With the longer school year and day for 2012-13 and proposed 3 percent cost-of-living increase, Chicago teachers' hourly rates will drop to about $36/hour for first-year teachers with BAs and $65/hour for teachers at the maximum annual salary.  These rates are still both well above the average ($28 and $55, respectively), and the first-year hourly salary would be second only to New York if compared to last year's numbers.   


-> At least 33 of the 50 largest school districts offer teachers recall rights if they're laid off.

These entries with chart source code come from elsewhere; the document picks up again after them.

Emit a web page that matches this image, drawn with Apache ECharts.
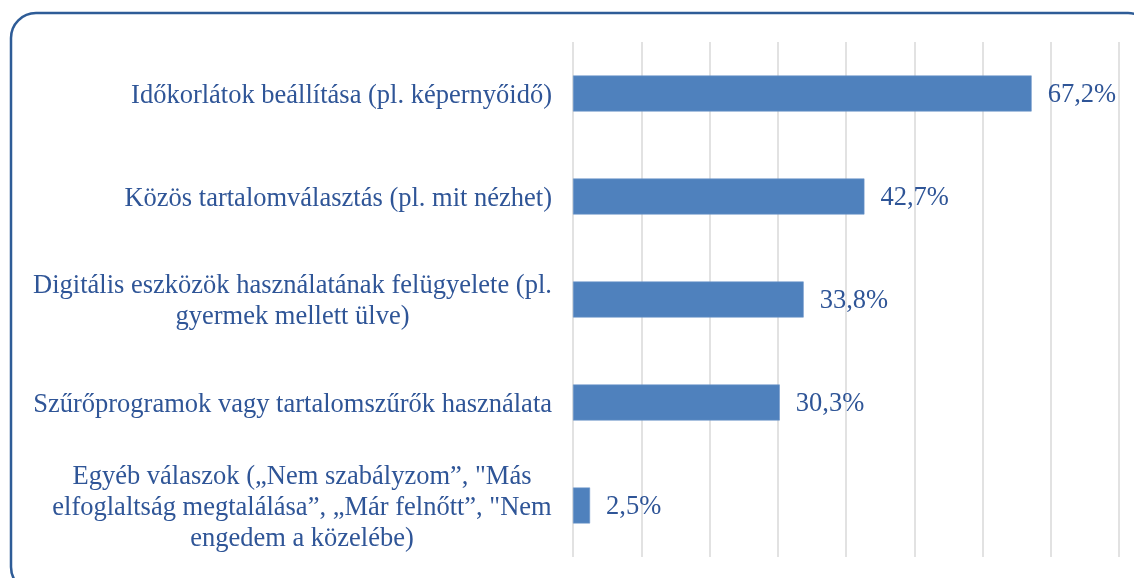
<!DOCTYPE html>
<html>
<head>
<meta charset="utf-8">
<script src="https://cdn.jsdelivr.net/npm/echarts@6/dist/echarts.min.js"></script>
<style>
html,body{margin:0;padding:0;background:#fff;}
#c{width:1134px;height:578px;}
</style>
</head>
<body>
<div id="c"></div>
<script>
const categories = [
  "Időkorlátok beállítása (pl. képernyőidő)",
  "Közös tartalomválasztás (pl. mit nézhet)",
  "Digitális eszközök használatának felügyelete (pl.\ngyermek mellett ülve)",
  "Szűrőprogramok vagy tartalomszűrők használata",
  "Egyéb válaszok („Nem szabályzom”, \"Más\nelfoglaltság megtalálása”, „Már felnőtt”, \"Nem\nengedem a közelébe)"
];
const values = [67.2, 42.7, 33.8, 30.3, 2.5];
const xTicks = [0, 10, 20, 30, 40, 50, 60, 70, 80];

const textColor = '#2F5597';
const fontFamily = '"Liberation Serif", "Times New Roman", serif';
const fontSize = 26.5;
const lineH = 31;

const chart = echarts.init(document.getElementById('c'));

// measure the widest line of each multi-line label so its lines can be centred
const cv = document.createElement('canvas').getContext('2d');
cv.font = fontSize + 'px ' + fontFamily;
const rich = {};
categories.forEach((c, i) => {
  const lines = c.split('\n');
  if (lines.length > 1) {
    const w = Math.ceil(Math.max(...lines.map(l => cv.measureText(l).width)));
    rich['w' + i] = {width: w, align: 'center', color: textColor, fontFamily: fontFamily, fontSize: fontSize, lineHeight: lineH};
  }
});

chart.setOption({
  animation: false,
  backgroundColor: '#ffffff',
  grid: {left: 573, right: 15, top: 42, bottom: 21, containLabel: false},
  xAxis: {
    type: 'value',
    min: xTicks[0],
    max: xTicks[xTicks.length - 1],
    interval: xTicks[1] - xTicks[0],
    axisLine: {show: false},
    axisTick: {show: false},
    axisLabel: {show: false},
    splitLine: {show: true, lineStyle: {color: '#D9D9D9', width: 1.5}}
  },
  yAxis: {
    type: 'category',
    inverse: true,
    data: categories,
    axisLine: {show: false},
    axisTick: {show: false},
    axisLabel: {
      margin: 21,
      color: textColor,
      fontFamily: fontFamily,
      fontSize: fontSize,
      lineHeight: lineH,
      align: 'right',
      padding: [5, 0, 0, 0],
      formatter: function (val, idx) {
        if (rich['w' + idx]) {
          const key = 'w' + idx;
          return val.split('\n').map(l => '{' + key + '|' + l + '}').join('\n');
        }
        return val;
      },
      rich: rich
    }
  },
  series: [{
    type: 'bar',
    data: values,
    barWidth: 36,
    itemStyle: {color: '#4F81BD', borderColor: '#6E97CB', borderWidth: 0.6},
    label: {
      show: true,
      position: 'right',
      distance: 16,
      offset: [0, 2],
      color: textColor,
      fontFamily: fontFamily,
      fontSize: fontSize,
      formatter: function (p) { return p.value.toFixed(1).replace('.', ',') + '%'; }
    }
  }],
  graphic: [{
    type: 'rect',
    silent: true,
    shape: {x: 11, y: 13, width: 1142, height: 579, r: 25},
    style: {fill: 'none', stroke: '#2E5C97', lineWidth: 2.5}
  }]
});
</script>
</body>
</html>
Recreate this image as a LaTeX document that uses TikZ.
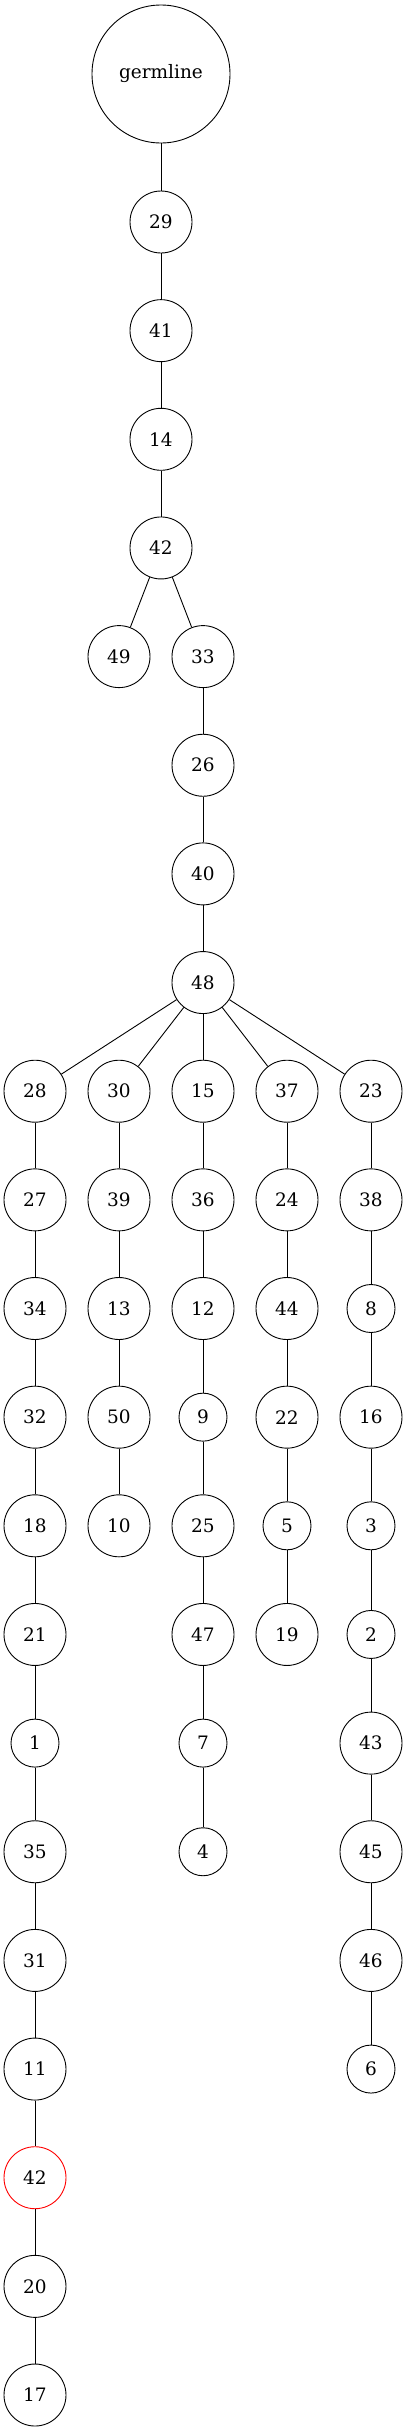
\documentclass[tikz,border=0pt]{standalone}
\usepackage{fontspec}
\setmainfont{DejaVu Serif}
\begin{document}
\begin{tikzpicture}[x=1pt,y=-1pt,
  nd/.style={circle,draw=black,line width=0.9pt,minimum size=62pt,inner sep=0pt,font=\fontsize{18.5}{20}\selectfont},
  sm/.style={nd,minimum size=48pt},
  gl/.style={nd,minimum size=138pt},
  hl/.style={nd,draw=red},
  ed/.style={line width=0.9pt,draw=black}]
\useasboundingbox (0,0) rectangle (407,2431);
\node[gl] (g) at (161,74) {germline};
\node[nd] (n29) at (161,222) {29};
\node[nd] (n41) at (161,330.65) {41};
\node[nd] (n14) at (161,439.3) {14};
\node[nd] (a42) at (161,547.95) {42};
\node[nd] (n49) at (119,656.6) {49};
\node[nd] (n33) at (203,656.6) {33};
\node[nd] (n26) at (203,765.25) {26};
\node[nd] (n40) at (203,873.9) {40};
\node[nd] (n48) at (203,982.55) {48};
% row L9
\node[nd] (n28) at (35,1091.2) {28};
\node[nd] (n30) at (119,1091.2) {30};
\node[nd] (n15) at (203,1091.2) {15};
\node[nd] (n37) at (287,1091.2) {37};
\node[nd] (n23) at (371,1091.2) {23};
% column 28
\node[nd] (n27) at (35,1199.85) {27};
\node[nd] (n34) at (35,1308.5) {34};
\node[nd] (n32) at (35,1417.15) {32};
\node[nd] (n18) at (35,1525.8) {18};
\node[nd] (n21) at (35,1634.45) {21};
\node[sm] (n1) at (35,1743.1) {1};
\node[nd] (n35) at (35,1851.75) {35};
\node[nd] (n31) at (35,1960.4) {31};
\node[nd] (n11) at (35,2069.05) {11};
\node[hl] (b42) at (35,2177.7) {42};
\node[nd] (n20) at (35,2286.35) {20};
\node[nd] (n17) at (35,2395) {17};
% column 30
\node[nd] (n39) at (119,1199.85) {39};
\node[nd] (n13) at (119,1308.5) {13};
\node[nd] (n50) at (119,1417.15) {50};
\node[nd] (n10) at (119,1525.8) {10};
% column 15
\node[nd] (n36) at (203,1199.85) {36};
\node[nd] (n12) at (203,1308.5) {12};
\node[sm] (n9) at (203,1417.15) {9};
\node[nd] (n25) at (203,1525.8) {25};
\node[nd] (n47) at (203,1634.45) {47};
\node[sm] (n7) at (203,1743.1) {7};
\node[sm] (n4) at (203,1851.75) {4};
% column 37
\node[nd] (n24) at (287,1199.85) {24};
\node[nd] (n44) at (287,1308.5) {44};
\node[nd] (n22) at (287,1417.15) {22};
\node[sm] (n5) at (287,1525.8) {5};
\node[nd] (n19) at (287,1634.45) {19};
% column 23
\node[nd] (n38) at (371,1199.85) {38};
\node[sm] (n8) at (371,1308.5) {8};
\node[nd] (n16) at (371,1417.15) {16};
\node[sm] (n3) at (371,1525.8) {3};
\node[sm] (n2) at (371,1634.45) {2};
\node[nd] (n43) at (371,1743.1) {43};
\node[nd] (n45) at (371,1851.75) {45};
\node[nd] (n46) at (371,1960.4) {46};
\node[sm] (n6) at (371,2069.05) {6};
% edges
\foreach \a/\b in {g/n29,n29/n41,n41/n14,n14/a42,a42/n49,a42/n33,n33/n26,n26/n40,n40/n48,
  n48/n28,n48/n30,n48/n15,n48/n37,n48/n23,
  n28/n27,n27/n34,n34/n32,n32/n18,n18/n21,n21/n1,n1/n35,n35/n31,n31/n11,n11/b42,b42/n20,n20/n17,
  n30/n39,n39/n13,n13/n50,n50/n10,
  n15/n36,n36/n12,n12/n9,n9/n25,n25/n47,n47/n7,n7/n4,
  n37/n24,n24/n44,n44/n22,n22/n5,n5/n19,
  n23/n38,n38/n8,n8/n16,n16/n3,n3/n2,n2/n43,n43/n45,n45/n46,n46/n6}
  \draw[ed] (\a) -- (\b);
\end{tikzpicture}
\end{document}
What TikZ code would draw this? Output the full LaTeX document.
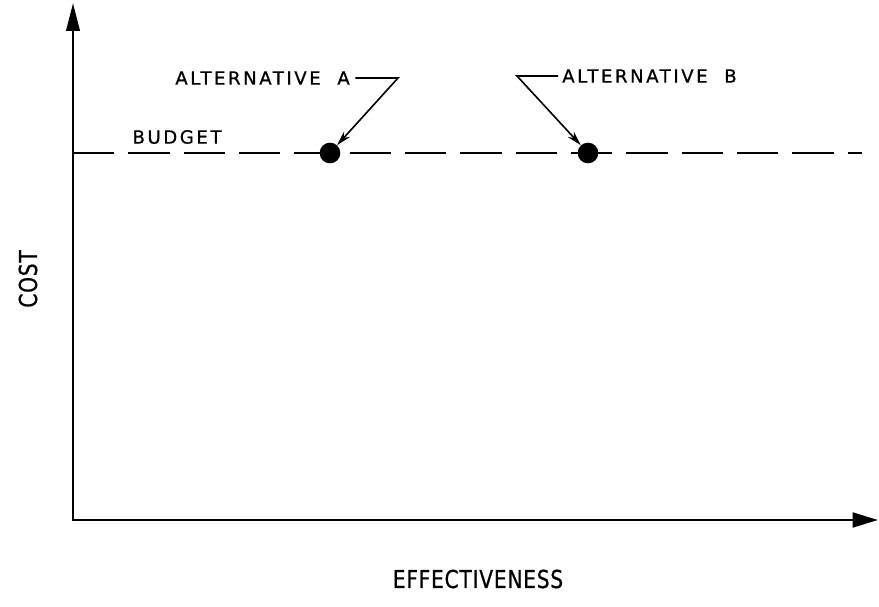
\documentclass[tikz,border=0pt]{standalone}
\usepackage{fontspec}
\setmainfont{DejaVu Sans}[LetterSpace=14, FakeBold=0.8]
\newfontfamily\axisfont{DejaVu Sans}[FakeStretch=0.82, LetterSpace=3, FakeBold=0.6]
\usetikzlibrary{arrows.meta}

\begin{document}
\begin{tikzpicture}[
  x=0.75pt, y=0.75pt,
  font=\fontsize{13.6}{16}\selectfont,
  axis/.style={line width=2.2pt},
  axislabel/.style={inner sep=0pt, font=\axisfont\fontsize{18.5}{22}\selectfont},
  budgetline/.style={line width=2.2pt, dash pattern=on 31pt off 10.5pt},
  leader/.style={line width=1.2pt, -{Stealth[length=11pt,width=6pt]}},
  lbl/.style={inner sep=0pt},
  dot/.style={circle, fill=black, minimum size=15.5pt, inner sep=0pt}
]
\useasboundingbox (0,0) rectangle (879,607);

% AXES
\coordinate (O) at (73,87);
\coordinate (ytip) at (73,604);
\coordinate (xtip) at (878,87);
\draw[axis, {Triangle[length=21pt,width=10pt]}-{Triangle[length=19pt,width=11pt]}] (ytip) -- (O) -- (xtip);
\node[axislabel, rotate=90] (cost) at (28,328) {COST};
\node[axislabel] (eff) at (478,28) {EFFECTIVENESS};

% BUDGET LINE
\coordinate (b0) at (73,454);
\coordinate (b1) at (862,454);
\draw[budgetline] (b0) -- (b1);
\node[lbl] (budget) at (177,470) {BUDGET};

% ALTERNATIVES
\node[dot] (A) at (330,454) {};
\node[dot] (B) at (588,454) {};

\node[lbl, anchor=east] (altA) at (350,529) {ALTERNATIVE\ \ A};
\coordinate (kA) at (398,529);
\draw[leader] ([xshift=4pt]altA.east) -- (kA) -- (A);

\node[lbl, anchor=west] (altB) at (562,531) {ALTERNATIVE\ \ B};
\coordinate (kB) at (517,531);
\draw[leader] ([xshift=-3pt]altB.west) -- (kB) -- (B);

\end{tikzpicture}
\end{document}
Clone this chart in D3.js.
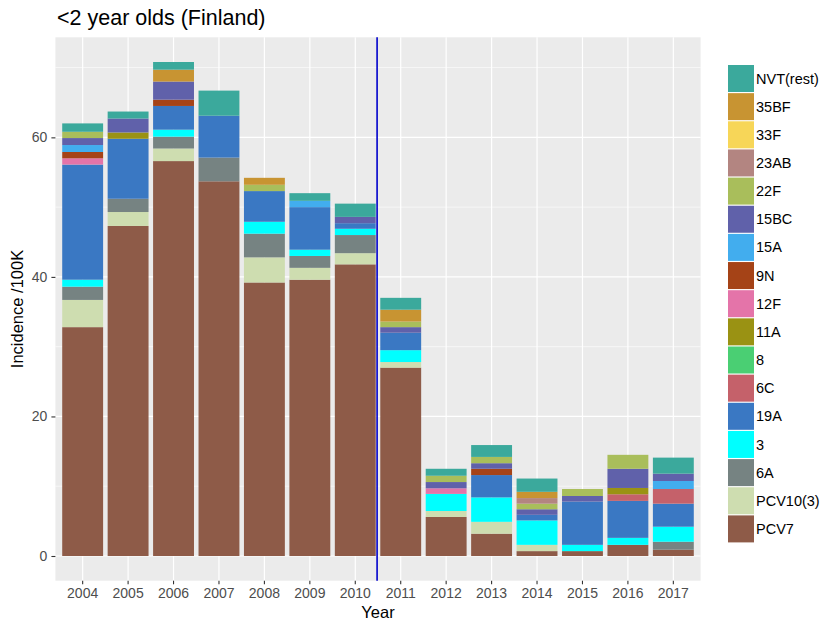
<!DOCTYPE html>
<html><head><meta charset="utf-8">
<script src="https://cdn.jsdelivr.net/npm/d3@7"></script>
<style>body{margin:0;background:#fff}svg{display:block}text{font-family:"Liberation Sans",Arial,sans-serif}</style>
</head><body><svg id="c" width="840" height="635"></svg>
<script>
const years = ["2004","2005","2006","2007","2008","2009","2010","2011","2012","2013","2014","2015","2016","2017"];
const serotypes = ["PCV7","PCV10(3)","6A","3","19A","6C","8","11A","12F","9N","15A","15BC","22F","23AB","33F","35BF","NVT(rest)"];
const colors = ["#8E5B48","#CEDDB0","#768382","#00FFFF","#3A78C3","#C5616A","#4ACF73","#9A9213","#E474A9","#A54317","#42ADEE","#6061AA","#A9BE5B","#B38581","#F7D658","#C89432","#3BA99C"];
// values per serotype, one entry per year (2004..2017)
const PCV7     = [32.8,47.3,56.6,53.7,39.2,39.6,41.8,27.0,5.6,3.2,0.7,0.7,1.6,0.9];
const PCV10_3  = [3.9,2.0,1.8,0,3.6,1.7,1.6,0.8,0.85,1.7,0.9,0,0,0];
const s6A      = [1.9,1.9,1.7,3.4,3.4,1.7,2.6,0,0,0,0,0,0,1.15];
const s3       = [1.0,0,1.0,0,1.7,0.9,0.9,1.7,2.45,3.5,3.5,0.9,1.0,2.15];
const s19A     = [16.5,8.6,3.4,6.0,4.4,6.1,0.8,2.5,0,3.2,0.8,6.2,5.3,3.3];
const s6C      = [0,0,0,0,0,0,0,0,0,0,0,0,0.95,2.1];
const s8       = [0,0,0,0,0,0,0,0,0,0,0,0,0,0];
const s11A     = [0,0.9,0,0,0,0,0,0,0,0,0,0,0.9,0];
const s12F     = [0.9,0,0,0,0,0,0,0,0.8,0,0,0,0,0];
const s9N      = [0.9,0,0.9,0,0,0,0,0,0,0.9,0,0,0,0];
const s15A     = [1.0,0,0,0,0,0.9,0,0,0,0,0,0,0,1.15];
const s15BC    = [1.0,2.0,2.6,0,0,0,0.9,0.8,0.9,0.8,0.8,0.8,2.75,1.05];
const s22F     = [0.9,0,0,0,0.9,0,0,0.8,0.9,0.9,0.8,1.0,2.0,0];
const s23AB    = [0,0,0,0,0,0,0,0,0,0,0.8,0,0,0];
const s33F     = [0,0,0,0,0,0,0,0,0,0,0,0,0,0];
const s35BF    = [0,0,1.7,0,1.0,0,0,1.7,0,0,0.9,0,0,0];
const NVTrest  = [1.2,1.0,1.1,3.6,0,1.1,1.9,1.7,1.0,1.7,1.9,0,0,2.3];
const seriesValues = [PCV7,PCV10_3,s6A,s3,s19A,s6C,s8,s11A,s12F,s9N,s15A,s15BC,s22F,s23AB,s33F,s35BF,NVTrest];
const yTicks = [0,20,40,60];
const yMinor = [10,30,50,70];
const vlineYear = 2010.48;

const rows = years.map((y,i)=>{const o={year:y};serotypes.forEach((s,j)=>o[s]=seriesValues[j][i]);return o;});
const stack = d3.stack().keys(serotypes)(rows);
const maxV = d3.max(rows, r=>d3.sum(serotypes, s=>r[s]));

const svg = d3.select("#c");
const L=55.4,R=700.6,T=37.3,B=580.7;
const x = d3.scaleBand().domain(years).range([L,R]).paddingInner(0.1).paddingOuter(0.15);
const pad = maxV*0.05;
const y = d3.scaleLinear().domain([-pad, maxV+pad]).range([B,T]);
const col = d3.scaleOrdinal().domain(serotypes).range(colors);

svg.append("rect").attr("x",L).attr("y",T).attr("width",R-L).attr("height",B-T).attr("fill","#EBEBEB");
const g = svg.append("g");
yMinor.forEach(v=>g.append("line").attr("x1",L).attr("x2",R).attr("y1",y(v)).attr("y2",y(v)).attr("stroke","#fff").attr("stroke-width",0.6));
yTicks.forEach(v=>g.append("line").attr("x1",L).attr("x2",R).attr("y1",y(v)).attr("y2",y(v)).attr("stroke","#fff").attr("stroke-width",1.2));
years.forEach(v=>g.append("line").attr("x1",x(v)+x.bandwidth()/2).attr("x2",x(v)+x.bandwidth()/2).attr("y1",T).attr("y2",B).attr("stroke","#fff").attr("stroke-width",1.2));

svg.append("g").selectAll("g").data(stack).join("g").attr("fill",d=>col(d.key))
  .selectAll("rect").data(d=>d).join("rect")
  .attr("x",d=>x(d.data.year)).attr("width",x.bandwidth())
  .attr("y",d=>y(d[1])).attr("height",d=>Math.max(0,y(d[0])-y(d[1])));

// vertical line
const xYear = v=>{const i0=Math.floor(v)-2004;const c0=x(years[i0])+x.bandwidth()/2;return c0+(v-Math.floor(v))*x.step();};
svg.append("line").attr("x1",xYear(vlineYear)).attr("x2",xYear(vlineYear)).attr("y1",T).attr("y2",B).attr("stroke","#0000CC").attr("stroke-width",1.6);

// axes
const ya = svg.append("g").attr("transform",`translate(${L},0)`).call(d3.axisLeft(y).tickValues(yTicks).tickSize(4).tickPadding(4));
const xa = svg.append("g").attr("transform",`translate(0,${B})`).call(d3.axisBottom(x).tickSize(3.6).tickPadding(4));
[ya,xa].forEach(a=>{a.select(".domain").remove();a.selectAll("line").attr("stroke","#333").attr("stroke-width",1.1);a.selectAll("text").attr("fill","#4D4D4D").style("font-size","14px").style("font-family","'Liberation Sans',Arial,sans-serif");});

svg.append("text").attr("x",57).attr("y",25).attr("font-size","21.5px").attr("fill","#000").text("<2 year olds (Finland)");
svg.append("text").attr("x",(L+R)/2).attr("y",618).attr("text-anchor","middle").attr("font-size","16.5px").attr("fill","#000").text("Year");
svg.append("text").attr("transform",`translate(23,${(T+B)/2}) rotate(-90)`).attr("text-anchor","middle").attr("font-size","16.5px").attr("fill","#000").text("Incidence /100K");

// legend
const legKeys = serotypes.slice().reverse();
const lg = svg.append("g").attr("transform","translate(728,65)");
legKeys.forEach((k,i)=>{
  lg.append("rect").attr("x",0).attr("y",i*28.15).attr("width",26).attr("height",27).attr("fill",col(k));
  lg.append("text").attr("x",28).attr("y",i*28.15+13.5).attr("dy","0.35em").attr("font-size","14.5px").attr("fill","#000").text(k);
});
</script></body></html>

"Recall rights" generally refers to the ability of laid off teachers to move into openings without having to go through an interview process as long as they have the appropriate credentials.  Allowing laid off teachers to have "first dibs" prevents districts from hiring teachers new to the district until all recalled teachers are placed.

Thirty-three of the 50 largest districts give recall rights to teachers, including Los Angeles, Denver, Miami-Dade, Detroit, New York, and Philadelphia.  Chicago and six others districts explicitly deny teachers recall rights in contracts or board policies.  These six are: Dekalb County and Fulton County in Georgia; Charlotte-Mecklenburg, Guildford County and Wake County in North Carolina; and Houston


-> Twenty-nine out of the 50 largest districts factor objective measures of student achievement into teacher evaluation ratings - or will soon be required to do so by state law.  Thirty-two of 50 states require some consideration of student achievement as a part of teacher evaluations.  

Illinois state law says that student growth must be a "significant factor" in evaluation ratings, but "significant" is not defined, meaning Illinois districts--including Chicago--have to hash out a definition at the bargaining table.  Other states are more stringent: Tennessee requires results from value-added models to make up 35 percent of the evaluation rating, and 15 percent to come from other measures of student achievement.  In Colorado, 50 percent of teachers' evaluation ratings must be based on student growth.

Houston and Washington, D.C. are two districts that require more than 50 percent of a teacher's evaluation rating to come from objective measures of student achievement.  Houston uses a value-added model as well as four other measures of student achievement and growth.  In D.C., 35 percent of a teacher's evaluation rating comes from value-added scores and 15 percent comes from other measures determined by the teacher and principal.